» What to do
Write out each line exactly as given. Leave the pictures out of your copy.

» Given material
========================================================================
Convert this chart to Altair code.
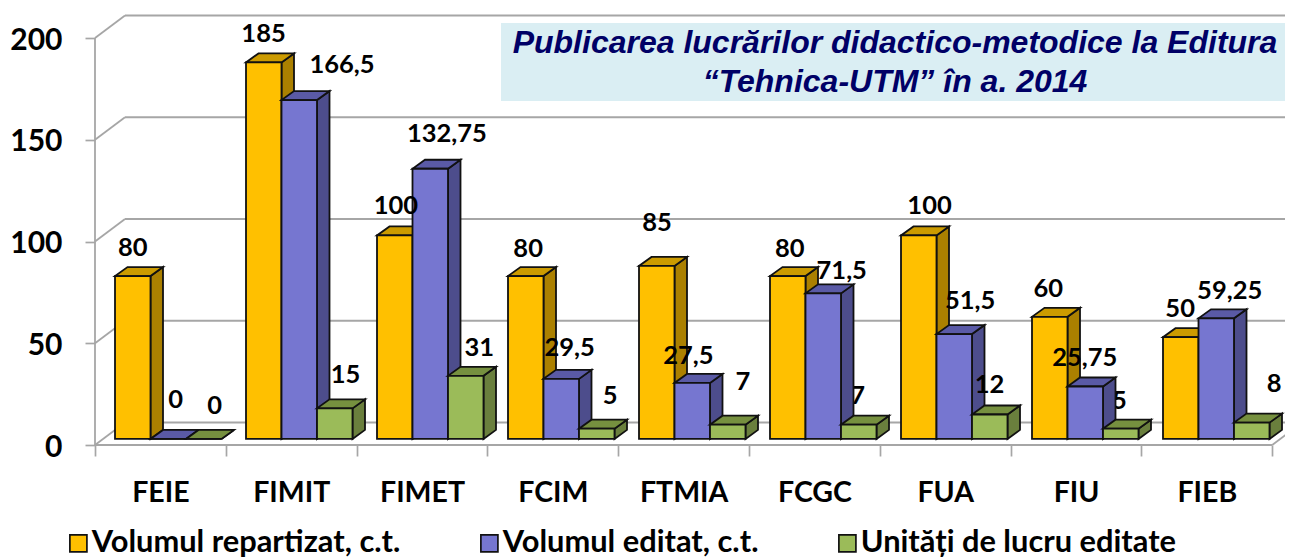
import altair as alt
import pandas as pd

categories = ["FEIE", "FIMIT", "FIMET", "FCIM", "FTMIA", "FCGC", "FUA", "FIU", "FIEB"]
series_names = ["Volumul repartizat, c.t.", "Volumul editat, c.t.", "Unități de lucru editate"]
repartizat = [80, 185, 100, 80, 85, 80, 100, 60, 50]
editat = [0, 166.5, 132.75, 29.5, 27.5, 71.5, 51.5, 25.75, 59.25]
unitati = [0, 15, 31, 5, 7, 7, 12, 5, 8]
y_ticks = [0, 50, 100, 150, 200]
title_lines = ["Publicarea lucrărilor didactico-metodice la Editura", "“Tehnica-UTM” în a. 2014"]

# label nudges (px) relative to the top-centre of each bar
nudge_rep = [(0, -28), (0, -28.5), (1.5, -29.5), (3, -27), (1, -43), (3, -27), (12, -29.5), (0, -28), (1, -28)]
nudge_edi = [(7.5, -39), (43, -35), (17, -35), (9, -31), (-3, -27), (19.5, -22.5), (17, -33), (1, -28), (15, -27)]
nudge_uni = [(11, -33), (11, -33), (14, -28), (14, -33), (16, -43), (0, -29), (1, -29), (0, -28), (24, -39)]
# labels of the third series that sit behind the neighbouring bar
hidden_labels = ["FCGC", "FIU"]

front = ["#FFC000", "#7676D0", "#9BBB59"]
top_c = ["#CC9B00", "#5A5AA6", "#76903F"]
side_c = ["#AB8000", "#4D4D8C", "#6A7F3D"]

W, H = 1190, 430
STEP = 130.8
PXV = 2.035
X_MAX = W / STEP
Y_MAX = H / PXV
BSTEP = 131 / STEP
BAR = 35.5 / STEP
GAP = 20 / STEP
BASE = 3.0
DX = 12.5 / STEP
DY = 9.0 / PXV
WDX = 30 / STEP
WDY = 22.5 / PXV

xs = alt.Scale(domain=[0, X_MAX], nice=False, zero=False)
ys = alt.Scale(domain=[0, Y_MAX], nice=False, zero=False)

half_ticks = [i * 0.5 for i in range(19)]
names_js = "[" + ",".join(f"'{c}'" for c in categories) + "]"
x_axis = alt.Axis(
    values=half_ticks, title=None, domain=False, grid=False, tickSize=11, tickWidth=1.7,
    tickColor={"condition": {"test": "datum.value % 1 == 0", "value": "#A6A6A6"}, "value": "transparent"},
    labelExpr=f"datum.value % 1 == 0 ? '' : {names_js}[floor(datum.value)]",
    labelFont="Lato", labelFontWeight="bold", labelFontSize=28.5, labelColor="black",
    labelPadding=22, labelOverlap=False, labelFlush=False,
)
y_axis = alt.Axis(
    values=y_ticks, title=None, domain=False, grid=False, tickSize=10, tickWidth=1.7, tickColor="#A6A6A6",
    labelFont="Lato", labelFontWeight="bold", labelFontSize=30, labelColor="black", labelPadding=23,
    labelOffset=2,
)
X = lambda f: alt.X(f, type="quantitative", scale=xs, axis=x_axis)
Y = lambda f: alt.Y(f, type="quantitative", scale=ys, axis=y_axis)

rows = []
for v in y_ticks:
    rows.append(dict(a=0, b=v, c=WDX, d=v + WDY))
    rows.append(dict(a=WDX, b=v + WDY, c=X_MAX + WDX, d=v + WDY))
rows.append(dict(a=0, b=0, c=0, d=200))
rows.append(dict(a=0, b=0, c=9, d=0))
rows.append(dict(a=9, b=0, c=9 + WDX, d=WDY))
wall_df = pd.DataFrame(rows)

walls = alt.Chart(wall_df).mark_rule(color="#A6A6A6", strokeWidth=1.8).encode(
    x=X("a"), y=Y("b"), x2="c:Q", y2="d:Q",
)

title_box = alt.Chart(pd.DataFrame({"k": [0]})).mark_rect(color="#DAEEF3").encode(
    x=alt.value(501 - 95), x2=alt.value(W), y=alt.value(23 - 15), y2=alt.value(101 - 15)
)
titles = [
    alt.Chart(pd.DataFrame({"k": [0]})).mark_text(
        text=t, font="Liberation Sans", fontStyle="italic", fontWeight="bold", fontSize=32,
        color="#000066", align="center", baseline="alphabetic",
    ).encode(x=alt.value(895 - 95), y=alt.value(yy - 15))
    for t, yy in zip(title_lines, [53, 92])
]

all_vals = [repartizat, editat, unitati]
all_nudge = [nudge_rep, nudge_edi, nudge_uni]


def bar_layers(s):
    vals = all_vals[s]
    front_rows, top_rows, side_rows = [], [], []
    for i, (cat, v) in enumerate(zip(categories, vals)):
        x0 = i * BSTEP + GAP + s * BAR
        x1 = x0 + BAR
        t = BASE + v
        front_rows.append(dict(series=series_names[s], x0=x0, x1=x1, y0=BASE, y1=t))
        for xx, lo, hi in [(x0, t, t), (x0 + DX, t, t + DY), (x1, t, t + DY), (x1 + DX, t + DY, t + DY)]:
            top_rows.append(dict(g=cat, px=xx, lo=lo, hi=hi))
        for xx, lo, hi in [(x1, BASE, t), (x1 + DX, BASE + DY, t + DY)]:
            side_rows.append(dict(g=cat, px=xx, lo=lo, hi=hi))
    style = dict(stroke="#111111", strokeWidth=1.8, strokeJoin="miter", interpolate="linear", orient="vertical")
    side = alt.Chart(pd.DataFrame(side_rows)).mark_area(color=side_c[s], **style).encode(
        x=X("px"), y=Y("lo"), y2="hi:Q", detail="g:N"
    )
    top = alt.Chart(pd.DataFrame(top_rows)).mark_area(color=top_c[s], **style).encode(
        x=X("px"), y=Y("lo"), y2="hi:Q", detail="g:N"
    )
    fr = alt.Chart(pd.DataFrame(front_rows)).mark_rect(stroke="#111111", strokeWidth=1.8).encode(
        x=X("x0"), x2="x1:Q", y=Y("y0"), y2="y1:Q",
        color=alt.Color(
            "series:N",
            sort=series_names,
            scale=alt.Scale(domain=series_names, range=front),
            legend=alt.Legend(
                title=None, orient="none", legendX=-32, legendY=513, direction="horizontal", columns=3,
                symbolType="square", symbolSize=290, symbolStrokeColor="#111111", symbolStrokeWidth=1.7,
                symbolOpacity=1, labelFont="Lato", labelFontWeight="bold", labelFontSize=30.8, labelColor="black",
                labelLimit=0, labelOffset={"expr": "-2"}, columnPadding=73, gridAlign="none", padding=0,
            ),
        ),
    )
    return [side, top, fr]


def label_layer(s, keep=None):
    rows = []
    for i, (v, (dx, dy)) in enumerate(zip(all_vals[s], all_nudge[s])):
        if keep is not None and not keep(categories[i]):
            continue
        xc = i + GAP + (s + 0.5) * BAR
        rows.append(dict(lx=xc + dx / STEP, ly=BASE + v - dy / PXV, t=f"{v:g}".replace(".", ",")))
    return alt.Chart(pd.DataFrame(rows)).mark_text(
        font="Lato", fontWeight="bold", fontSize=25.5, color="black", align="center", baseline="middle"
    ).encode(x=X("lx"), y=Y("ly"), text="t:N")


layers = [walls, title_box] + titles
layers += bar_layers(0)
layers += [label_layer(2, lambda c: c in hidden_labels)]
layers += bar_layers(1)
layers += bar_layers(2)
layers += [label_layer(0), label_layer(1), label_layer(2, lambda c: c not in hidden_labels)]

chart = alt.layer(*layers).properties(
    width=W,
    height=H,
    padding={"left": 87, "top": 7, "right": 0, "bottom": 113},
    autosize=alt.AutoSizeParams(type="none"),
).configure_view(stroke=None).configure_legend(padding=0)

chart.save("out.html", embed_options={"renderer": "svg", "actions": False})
========================================================================
» Task response
Convert this chart to Altair code.
import altair as alt
import pandas as pd

categories = ["FEIE", "FIMIT", "FIMET", "FCIM", "FTMIA", "FCGC", "FUA", "FIU", "FIEB"]
series_names = ["Volumul repartizat, c.t.", "Volumul editat, c.t.", "Unități de lucru editate"]
repartizat = [80, 185, 100, 80, 85, 80, 100, 60, 50]
editat = [0, 166.5, 132.75, 29.5, 27.5, 71.5, 51.5, 25.75, 59.25]
unitati = [0, 15, 31, 5, 7, 7, 12, 5, 8]
y_ticks = [0, 50, 100, 150, 200]
title_lines = ["Publicarea lucrărilor didactico-metodice la Editura", "“Tehnica-UTM” în a. 2014"]

# label nudges (px) relative to the top-centre of each bar
nudge_rep = [(0, -28), (0, -28.5), (1.5, -29.5), (3, -27), (1, -43), (3, -27), (12, -29.5), (0, -28), (1, -28)]
nudge_edi = [(7.5, -39), (43, -35), (17, -35), (9, -31), (-3, -27), (19.5, -22.5), (17, -33), (1, -28), (15, -27)]
nudge_uni = [(11, -33), (11, -33), (14, -28), (14, -33), (16, -43), (0, -29), (1, -29), (0, -28), (24, -39)]
# labels of the third series that sit behind the neighbouring bar
hidden_labels = ["FCGC", "FIU"]

front = ["#FFC000", "#7676D0", "#9BBB59"]
top_c = ["#CC9B00", "#5A5AA6", "#76903F"]
side_c = ["#AB8000", "#4D4D8C", "#6A7F3D"]

W, H = 1190, 430
STEP = 130.8
PXV = 2.035
X_MAX = W / STEP
Y_MAX = H / PXV
BSTEP = 131 / STEP
BAR = 35.5 / STEP
GAP = 20 / STEP
BASE = 3.0
DX = 12.5 / STEP
DY = 9.0 / PXV
WDX = 30 / STEP
WDY = 22.5 / PXV

xs = alt.Scale(domain=[0, X_MAX], nice=False, zero=False)
ys = alt.Scale(domain=[0, Y_MAX], nice=False, zero=False)

half_ticks = [i * 0.5 for i in range(19)]
names_js = "[" + ",".join(f"'{c}'" for c in categories) + "]"
x_axis = alt.Axis(
    values=half_ticks, title=None, domain=False, grid=False, tickSize=11, tickWidth=1.7,
    tickColor={"condition": {"test": "datum.value % 1 == 0", "value": "#A6A6A6"}, "value": "transparent"},
    labelExpr=f"datum.value % 1 == 0 ? '' : {names_js}[floor(datum.value)]",
    labelFont="Lato", labelFontWeight="bold", labelFontSize=28.5, labelColor="black",
    labelPadding=22, labelOverlap=False, labelFlush=False,
)
y_axis = alt.Axis(
    values=y_ticks, title=None, domain=False, grid=False, tickSize=10, tickWidth=1.7, tickColor="#A6A6A6",
    labelFont="Lato", labelFontWeight="bold", labelFontSize=30, labelColor="black", labelPadding=23,
    labelOffset=2,
)
X = lambda f: alt.X(f, type="quantitative", scale=xs, axis=x_axis)
Y = lambda f: alt.Y(f, type="quantitative", scale=ys, axis=y_axis)

rows = []
for v in y_ticks:
    rows.append(dict(a=0, b=v, c=WDX, d=v + WDY))
    rows.append(dict(a=WDX, b=v + WDY, c=X_MAX + WDX, d=v + WDY))
rows.append(dict(a=0, b=0, c=0, d=200))
rows.append(dict(a=0, b=0, c=9, d=0))
rows.append(dict(a=9, b=0, c=9 + WDX, d=WDY))
wall_df = pd.DataFrame(rows)

walls = alt.Chart(wall_df).mark_rule(color="#A6A6A6", strokeWidth=1.8).encode(
    x=X("a"), y=Y("b"), x2="c:Q", y2="d:Q",
)

title_box = alt.Chart(pd.DataFrame({"k": [0]})).mark_rect(color="#DAEEF3").encode(
    x=alt.value(501 - 95), x2=alt.value(W), y=alt.value(23 - 15), y2=alt.value(101 - 15)
)
titles = [
    alt.Chart(pd.DataFrame({"k": [0]})).mark_text(
        text=t, font="Liberation Sans", fontStyle="italic", fontWeight="bold", fontSize=32,
        color="#000066", align="center", baseline="alphabetic",
    ).encode(x=alt.value(895 - 95), y=alt.value(yy - 15))
    for t, yy in zip(title_lines, [53, 92])
]

all_vals = [repartizat, editat, unitati]
all_nudge = [nudge_rep, nudge_edi, nudge_uni]


def bar_layers(s):
    vals = all_vals[s]
    front_rows, top_rows, side_rows = [], [], []
    for i, (cat, v) in enumerate(zip(categories, vals)):
        x0 = i * BSTEP + GAP + s * BAR
        x1 = x0 + BAR
        t = BASE + v
        front_rows.append(dict(series=series_names[s], x0=x0, x1=x1, y0=BASE, y1=t))
        for xx, lo, hi in [(x0, t, t), (x0 + DX, t, t + DY), (x1, t, t + DY), (x1 + DX, t + DY, t + DY)]:
            top_rows.append(dict(g=cat, px=xx, lo=lo, hi=hi))
        for xx, lo, hi in [(x1, BASE, t), (x1 + DX, BASE + DY, t + DY)]:
            side_rows.append(dict(g=cat, px=xx, lo=lo, hi=hi))
    style = dict(stroke="#111111", strokeWidth=1.8, strokeJoin="miter", interpolate="linear", orient="vertical")
    side = alt.Chart(pd.DataFrame(side_rows)).mark_area(color=side_c[s], **style).encode(
        x=X("px"), y=Y("lo"), y2="hi:Q", detail="g:N"
    )
    top = alt.Chart(pd.DataFrame(top_rows)).mark_area(color=top_c[s], **style).encode(
        x=X("px"), y=Y("lo"), y2="hi:Q", detail="g:N"
    )
    fr = alt.Chart(pd.DataFrame(front_rows)).mark_rect(stroke="#111111", strokeWidth=1.8).encode(
        x=X("x0"), x2="x1:Q", y=Y("y0"), y2="y1:Q",
        color=alt.Color(
            "series:N",
            sort=series_names,
            scale=alt.Scale(domain=series_names, range=front),
            legend=alt.Legend(
                title=None, orient="none", legendX=-32, legendY=513, direction="horizontal", columns=3,
                symbolType="square", symbolSize=290, symbolStrokeColor="#111111", symbolStrokeWidth=1.7,
                symbolOpacity=1, labelFont="Lato", labelFontWeight="bold", labelFontSize=30.8, labelColor="black",
                labelLimit=0, labelOffset={"expr": "-2"}, columnPadding=73, gridAlign="none", padding=0,
            ),
        ),
    )
    return [side, top, fr]


def label_layer(s, keep=None):
    rows = []
    for i, (v, (dx, dy)) in enumerate(zip(all_vals[s], all_nudge[s])):
        if keep is not None and not keep(categories[i]):
            continue
        xc = i + GAP + (s + 0.5) * BAR
        rows.append(dict(lx=xc + dx / STEP, ly=BASE + v - dy / PXV, t=f"{v:g}".replace(".", ",")))
    return alt.Chart(pd.DataFrame(rows)).mark_text(
        font="Lato", fontWeight="bold", fontSize=25.5, color="black", align="center", baseline="middle"
    ).encode(x=X("lx"), y=Y("ly"), text="t:N")


layers = [walls, title_box] + titles
layers += bar_layers(0)
layers += [label_layer(2, lambda c: c in hidden_labels)]
layers += bar_layers(1)
layers += bar_layers(2)
layers += [label_layer(0), label_layer(1), label_layer(2, lambda c: c not in hidden_labels)]

chart = alt.layer(*layers).properties(
    width=W,
    height=H,
    padding={"left": 87, "top": 7, "right": 0, "bottom": 113},
    autosize=alt.AutoSizeParams(type="none"),
).configure_view(stroke=None).configure_legend(padding=0)

chart.save("out.html", embed_options={"renderer": "svg", "actions": False})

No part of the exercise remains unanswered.